Iván es bombero paramédico y dejó su bomba de Arequipa cuando decidió venir a Lima. A su lado uno siempre podía sentirse seguro, bien porque te podías esconder detrás de su metro ochenta y algo cuando empezaban a volar piedras y lacrimógenas, o bien porque si una de esas finalmente te abría la cabeza, el gordo siempre podía sacarte de allí y hacer las primeras reparaciones de urgencia.

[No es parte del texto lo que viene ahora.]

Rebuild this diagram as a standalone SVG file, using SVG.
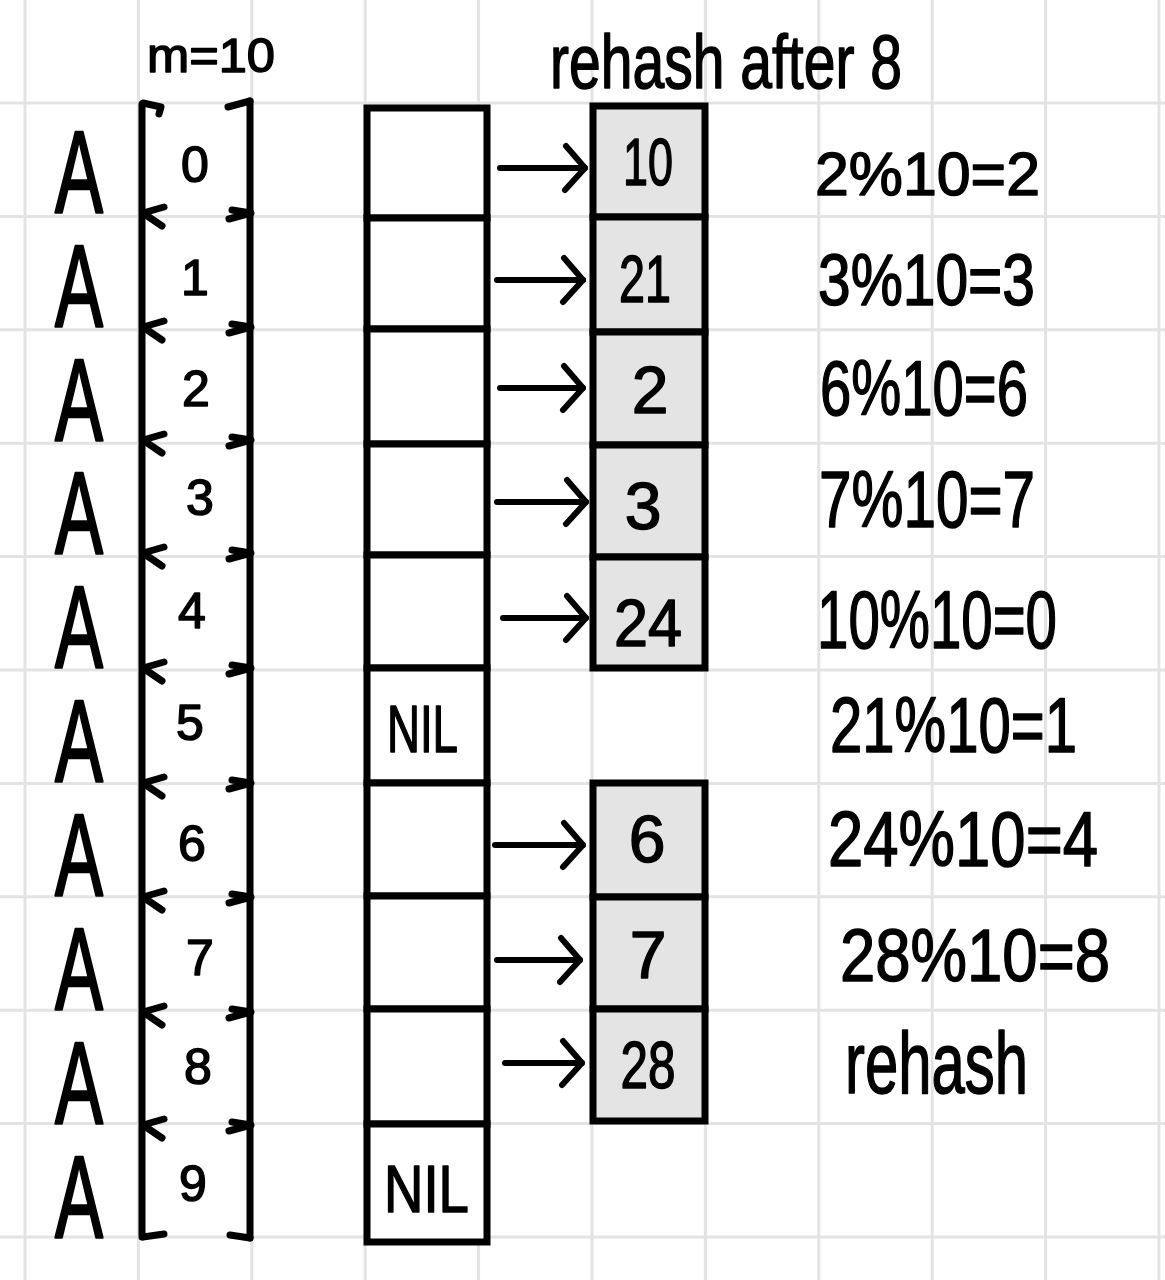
<svg xmlns="http://www.w3.org/2000/svg" width="1165" height="1280" viewBox="0 0 1165 1280">
<defs>
<style>
.grid line{stroke:#e3e3e3;stroke-width:3}
.ink{stroke:#000;stroke-width:7;fill:none;stroke-linecap:round;stroke-linejoin:round}
.cell{fill:#fff;stroke:#000;stroke-width:7}
.gcell{fill:#e4e4e4;stroke:#000;stroke-width:7}
.hw{font-family:"Liberation Sans",Arial,sans-serif;fill:#000;stroke:#000;stroke-width:1.5;stroke-linejoin:round}
.bigA{font-size:116px;stroke-width:2.5}
.idx{font-size:50px;text-anchor:middle}
.val{font-size:66px;text-anchor:middle}
.conn{stroke:#000;stroke-width:6;fill:none;stroke-linecap:round}
</style>
<marker id="chev" viewBox="0 0 26 48" refX="23" refY="24" markerWidth="26" markerHeight="48" markerUnits="userSpaceOnUse" orient="auto" overflow="visible">
<path d="M4,2 L23,24 L3,46" fill="none" stroke="#000" stroke-width="6" stroke-linecap="round" stroke-linejoin="round"/>
</marker>
</defs>
<rect width="1165" height="1280" fill="#fff"/>
<g class="grid">
<line x1="25" y1="0" x2="25" y2="1280"/>
<line x1="138.4" y1="0" x2="138.4" y2="1280"/>
<line x1="251.8" y1="0" x2="251.8" y2="1280"/>
<line x1="365.2" y1="0" x2="365.2" y2="1280"/>
<line x1="478.6" y1="0" x2="478.6" y2="1280"/>
<line x1="592" y1="0" x2="592" y2="1280"/>
<line x1="705.4" y1="0" x2="705.4" y2="1280"/>
<line x1="818.8" y1="0" x2="818.8" y2="1280"/>
<line x1="932.2" y1="0" x2="932.2" y2="1280"/>
<line x1="1045.6" y1="0" x2="1045.6" y2="1280"/>
<line x1="1159" y1="0" x2="1159" y2="1280"/>
<line x1="0" y1="103" x2="1165" y2="103"/>
<line x1="0" y1="216.4" x2="1165" y2="216.4"/>
<line x1="0" y1="329.8" x2="1165" y2="329.8"/>
<line x1="0" y1="443.2" x2="1165" y2="443.2"/>
<line x1="0" y1="556.6" x2="1165" y2="556.6"/>
<line x1="0" y1="670" x2="1165" y2="670"/>
<line x1="0" y1="783.4" x2="1165" y2="783.4"/>
<line x1="0" y1="896.8" x2="1165" y2="896.8"/>
<line x1="0" y1="1010.2" x2="1165" y2="1010.2"/>
<line x1="0" y1="1123.6" x2="1165" y2="1123.6"/>
<line x1="0" y1="1237" x2="1165" y2="1237"/>
</g>

<g id="labels">
<text class="hw" x="147" y="72" font-size="48" textLength="128" lengthAdjust="spacingAndGlyphs">m=10</text>
<text class="hw" x="550" y="88" font-size="76" textLength="352" lengthAdjust="spacingAndGlyphs">rehash after 8</text>
</g>

<g id="brackets" class="ink">
<path d="M142,104 L142,1237"/>
<path d="M250,101 L250,1238"/>
<path d="M143,103 L161,107 L159,114"/>
<path d="M228,107 L250,101"/>
<path d="M164,207 L143,213 L162,226"/>
<path d="M229,219 L251,213 L232,210"/>
<path d="M164,321 L143,327 L162,340"/>
<path d="M229,333 L251,327 L232,324"/>
<path d="M164,434 L143,440 L162,453"/>
<path d="M229,446 L251,440 L232,437"/>
<path d="M164,547 L143,553 L162,566"/>
<path d="M229,559 L251,553 L232,550"/>
<path d="M164,662 L143,668 L162,681"/>
<path d="M229,674 L251,668 L232,665"/>
<path d="M164,777 L143,783 L162,796"/>
<path d="M229,789 L251,783 L232,780"/>
<path d="M164,891 L143,897 L162,910"/>
<path d="M229,903 L251,897 L232,894"/>
<path d="M164,1006 L143,1012 L162,1025"/>
<path d="M229,1018 L251,1012 L232,1009"/>
<path d="M164,1119 L143,1125 L162,1138"/>
<path d="M229,1131 L251,1125 L232,1122"/>
<path d="M143,1237 L164,1234"/>
<path d="M230,1235 L250,1238"/>
</g>

<g id="A-0"><text class="hw bigA" x="55" y="213" textLength="48" lengthAdjust="spacingAndGlyphs">A</text><text class="hw idx" x="195" y="182">0</text></g>
<g id="A-1"><text class="hw bigA" x="55" y="327" textLength="48" lengthAdjust="spacingAndGlyphs">A</text><text class="hw idx" x="195" y="295">1</text></g>
<g id="A-2"><text class="hw bigA" x="55" y="441" textLength="48" lengthAdjust="spacingAndGlyphs">A</text><text class="hw idx" x="196" y="406">2</text></g>
<g id="A-3"><text class="hw bigA" x="55" y="554" textLength="48" lengthAdjust="spacingAndGlyphs">A</text><text class="hw idx" x="200" y="515">3</text></g>
<g id="A-4"><text class="hw bigA" x="55" y="668" textLength="48" lengthAdjust="spacingAndGlyphs">A</text><text class="hw idx" x="192" y="628">4</text></g>
<g id="A-5"><text class="hw bigA" x="55" y="782" textLength="48" lengthAdjust="spacingAndGlyphs">A</text><text class="hw idx" x="190" y="740">5</text></g>
<g id="A-6"><text class="hw bigA" x="55" y="896" textLength="48" lengthAdjust="spacingAndGlyphs">A</text><text class="hw idx" x="192" y="861">6</text></g>
<g id="A-7"><text class="hw bigA" x="55" y="1010" textLength="48" lengthAdjust="spacingAndGlyphs">A</text><text class="hw idx" x="200" y="975">7</text></g>
<g id="A-8"><text class="hw bigA" x="55" y="1124" textLength="48" lengthAdjust="spacingAndGlyphs">A</text><text class="hw idx" x="198" y="1084">8</text></g>
<g id="A-9"><text class="hw bigA" x="55" y="1238" textLength="48" lengthAdjust="spacingAndGlyphs">A</text><text class="hw idx" x="193" y="1201">9</text></g>

<g id="table">
<g id="slot-0"><rect class="cell" x="367" y="108" width="120" height="110"/></g>
<g id="slot-1"><rect class="cell" x="367" y="218" width="120" height="111"/></g>
<g id="slot-2"><rect class="cell" x="367" y="329" width="120" height="115"/></g>
<g id="slot-3"><rect class="cell" x="367" y="444" width="120" height="111"/></g>
<g id="slot-4"><rect class="cell" x="367" y="555" width="120" height="113"/></g>
<g id="slot-5"><rect class="cell" x="367" y="668" width="120" height="115"/><text class="hw" x="387" y="752" font-size="66" textLength="71" lengthAdjust="spacingAndGlyphs">NIL</text></g>
<g id="slot-6"><rect class="cell" x="367" y="783" width="120" height="113"/></g>
<g id="slot-7"><rect class="cell" x="367" y="896" width="120" height="113"/></g>
<g id="slot-8"><rect class="cell" x="367" y="1009" width="120" height="115"/></g>
<g id="slot-9"><rect class="cell" x="367" y="1124" width="120" height="118"/><text class="hw" x="384" y="1212" font-size="66" textLength="85" lengthAdjust="spacingAndGlyphs">NIL</text></g>
</g>

<g id="chain-top">
<g id="n10"><rect class="gcell" x="593" y="106" width="112" height="111"/><text class="hw val" x="648" y="185" font-size="58" textLength="50" lengthAdjust="spacingAndGlyphs">10</text></g>
<g id="n21"><rect class="gcell" x="593" y="217" width="112" height="115"/><text class="hw val" x="645" y="302" textLength="52" lengthAdjust="spacingAndGlyphs">21</text></g>
<g id="n2"><rect class="gcell" x="593" y="332" width="112" height="113"/><text class="hw val" x="650" y="413">2</text></g>
<g id="n3"><rect class="gcell" x="593" y="445" width="112" height="112"/><text class="hw val" x="643" y="529">3</text></g>
<g id="n24"><rect class="gcell" x="593" y="557" width="112" height="111"/><text class="hw val" x="648" y="646" textLength="68" lengthAdjust="spacingAndGlyphs">24</text></g>
</g>
<g id="chain-bottom">
<g id="n6"><rect class="gcell" x="593" y="783" width="112" height="114"/><text class="hw val" x="647" y="862">6</text></g>
<g id="n7"><rect class="gcell" x="593" y="897" width="112" height="112"/><text class="hw val" x="648" y="978">7</text></g>
<g id="n28"><rect class="gcell" x="593" y="1009" width="112" height="112"/><text class="hw val" x="648" y="1088" textLength="55" lengthAdjust="spacingAndGlyphs">28</text></g>
</g>

<g id="connectors" class="conn">
<path d="M500,168 L585,168" marker-end="url(#chev)"/>
<path d="M497,280 L583,280" marker-end="url(#chev)"/>
<path d="M500,388 L583,388" marker-end="url(#chev)"/>
<path d="M497,502 L586,502" marker-end="url(#chev)"/>
<path d="M503,618 L586,618" marker-end="url(#chev)"/>
<path d="M495,845 L583,845" marker-end="url(#chev)"/>
<path d="M497,960 L580,960" marker-end="url(#chev)"/>
<path d="M505,1063 L582,1063" marker-end="url(#chev)"/>
</g>

<g id="hashes">
<g id="h2"><text class="hw" x="815" y="195" font-size="62" textLength="225" lengthAdjust="spacingAndGlyphs">2%10=2</text></g>
<g id="h3"><text class="hw" x="818" y="305" font-size="72" textLength="217" lengthAdjust="spacingAndGlyphs">3%10=3</text></g>
<g id="h6"><text class="hw" x="820" y="415" font-size="78" textLength="208" lengthAdjust="spacingAndGlyphs">6%10=6</text></g>
<g id="h7"><text class="hw" x="819" y="527" font-size="80" textLength="216" lengthAdjust="spacingAndGlyphs">7%10=7</text></g>
<g id="h10"><text class="hw" x="817" y="648" font-size="82" textLength="240" lengthAdjust="spacingAndGlyphs">10%10=0</text></g>
<g id="h21"><text class="hw" x="830" y="752" font-size="78" textLength="247" lengthAdjust="spacingAndGlyphs">21%10=1</text></g>
<g id="h24"><text class="hw" x="828" y="866" font-size="78" textLength="270" lengthAdjust="spacingAndGlyphs">24%10=4</text></g>
<g id="h28"><text class="hw" x="840" y="981" font-size="75" textLength="270" lengthAdjust="spacingAndGlyphs">28%10=8</text></g>
<g id="h-rehash"><text class="hw" x="845" y="1093" font-size="88" textLength="183" lengthAdjust="spacingAndGlyphs">rehash</text></g>
</g>
</svg>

Una vez cubriendo ambos un incendio -como equipo de prensa- le pregunté por qué lo hacía, por qué era bombero, y se metía a una unidad paramédica en las noches para limpiar las heridas del chibolo borracho que estrelló el carro de papi con seis cervezas encima. “A veces son pirañones, pero también hay viejitas que no tienen a nadie, hermanito. Solo el número de los bomberos en su mesa de noche. Por eso”

La primera vez que vi a Andy con su traje de bombero corría a meterse a un local en llamas. Había fuego en Mesa Redonda, y con el fantasma de la tragedia del 2001, todo el mundo iba a ver qué podía hacer. Varios reporteros estábamos en una esquina viendo cómo evolucionaban los hechos. Los bomberos que llevaban horas trabajando estaban con sus máscaras sueltas, tomando aire recostados en un camión. Empezaba a hacerse de noche. Uno de mis compañeros me da con el codo y me señala a un grupo nuevo que corre hacia el fuego que todavía no se controlaba. A la cabeza iba un tipo menudo y delgado, el casco que danzaba sobre su cabeza le daba un aspecto tierno. El hacha enorme que llevaba cogida entre las manos no. “Allí va el chato”, me dice. En la mañana nos habíamos juntado en la redacción. Yo me había quedado haciendo doble turno para cubrir el incendio; él se había ido al acabar su horario, y ahora peleaba con el fuego. Desde dentro.

Fue él -gemelo malévo, me dice- quien me soltó la siguiente joya: “Cuando veas a un bombero, mírale bien la cara. Cualquiera de ellos está dispuesto a meterse a una casa en llamas por ti”.